En su balance de gestión, similar en muchos pasajes a un informe de alcalde ejerciente, Pérez Casado plasma una visión idílica de sus logros, con la paralización de la urbanización del Saler en primer lugar, y el impulso al Jardín del Turia de Ricardo Bofill, contratado a instancias de Escribano, según admite.
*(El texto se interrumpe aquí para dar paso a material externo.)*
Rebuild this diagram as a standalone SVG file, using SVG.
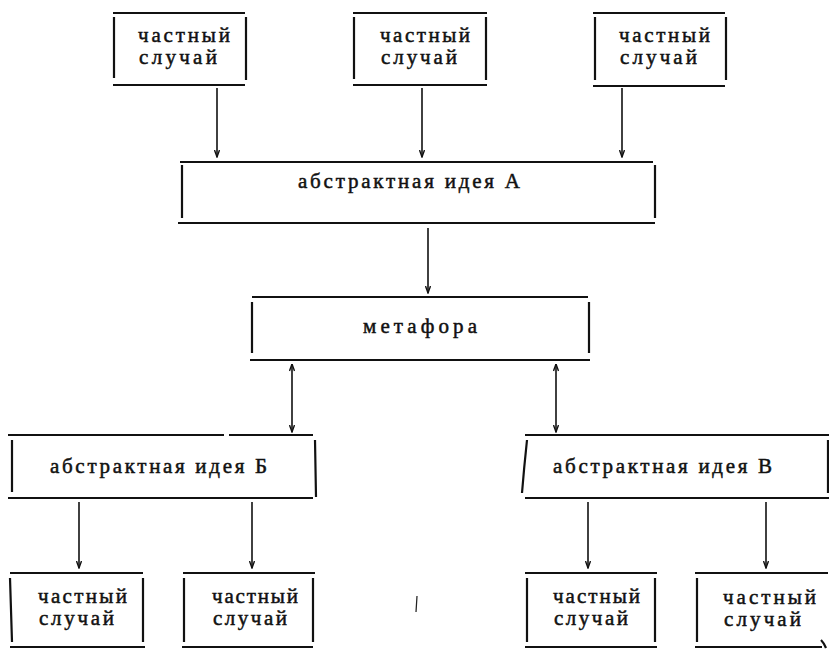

La transición de una administración municipal franquista, la transformación de Saltuv en EMT, la idea inicial del metro y del tranvía, el relanzamiento de la Feria de Muestras, el puerto y las dos universidades como factores de desarrollo económico y empleo, la idea del Parque Central, el soterramiento de las vías del tren en Serrería, el primer carril bici y un esfuerzo gigantesco en alcantarillado «que no se ve» son recogidos en detalle a lo largo del libro. «Desde luego, nada de esto se puede atribuir, como se ha procurado hacer de mis mandatos, a una ciudad dormida en manos de un alcalde soñador», señala. Admite «una única alcaldada»: haber autorizado por decreto un cambio en el proyecto del Palau de la Mússica para aprovechar que el terreno era un meandro relleno y sacar de él la sala B del auditorio, un proyecto que le enfrentó con sus concejales socialistas que le acusaban de favorecer la cultura de élite frente a la popular, y con el entonces portavoz del PP, Martín Quirós, a quien le imputa un «instrionismo demagógico y analfabeto» por haber descalificado el Palau como «un auditorio hecho donde no vive nadie», y más aún por decirle en una ocasión: «En política todo vale».

Partidario del corredor mediterráneo desde siempre, quemado porque se burlaran de su propuesta temprana de conexión Valencia-Lisboa, hoy casi finalizada, y contrario a la cancelación del trasvase del Ebro por Rodríguez Zapatero, Pérez Casado dedica sólo dos citas, y de pasada, a la actual alcaldesa, valoración para la que remite a la obra de su amigo y profesor Josep Sorribes «Rita Barberá: el pensamiento vacío». Pese a subrayar que desde su dimisión no ha opinado de la ciudad por respeto, critica en sus memorias el «kitsch valenciano» y «el barroco efímero, ostentoso e inviable, que ha sustituido a iconos venerables de la ciudad».

«Las diputaciones son auténticas cuevas de Alí Babá»

Pocos ataques hay tan feroces en las memorias de Pérez Casado como los que dedica a la existencia de las diputaciones provinciales. «Acomodadas en la Constitución, gozan del privilegio de la ignorancia y de un buen sistema engrasado de reparto de beneficios. Como oficinas de colocación de residuos políticos continúan siendo eficaces». Añade Pérez Casado que «el uso político y personal, desvergonzado, alcanza sus mayores cotas a principios de siglo en las diputaciones, verdaderas cuevas de Alí Babá en manos de gentes insignificantes, en términos políticos e intelectuales, pero verdaderos gigantes del engaño, la indiferencia y el desprecio a la ciudadanía». Este rosario de 'piropos' incluye que el partido socialista consideraba las corporaciones provinciales «prescindibles de oficio, y las ha convertido en refugio en la oposición, y en lugar de dádivas cuando resultaba hegemónico». «Armatoste antediluviano y caciquil» es otra definición.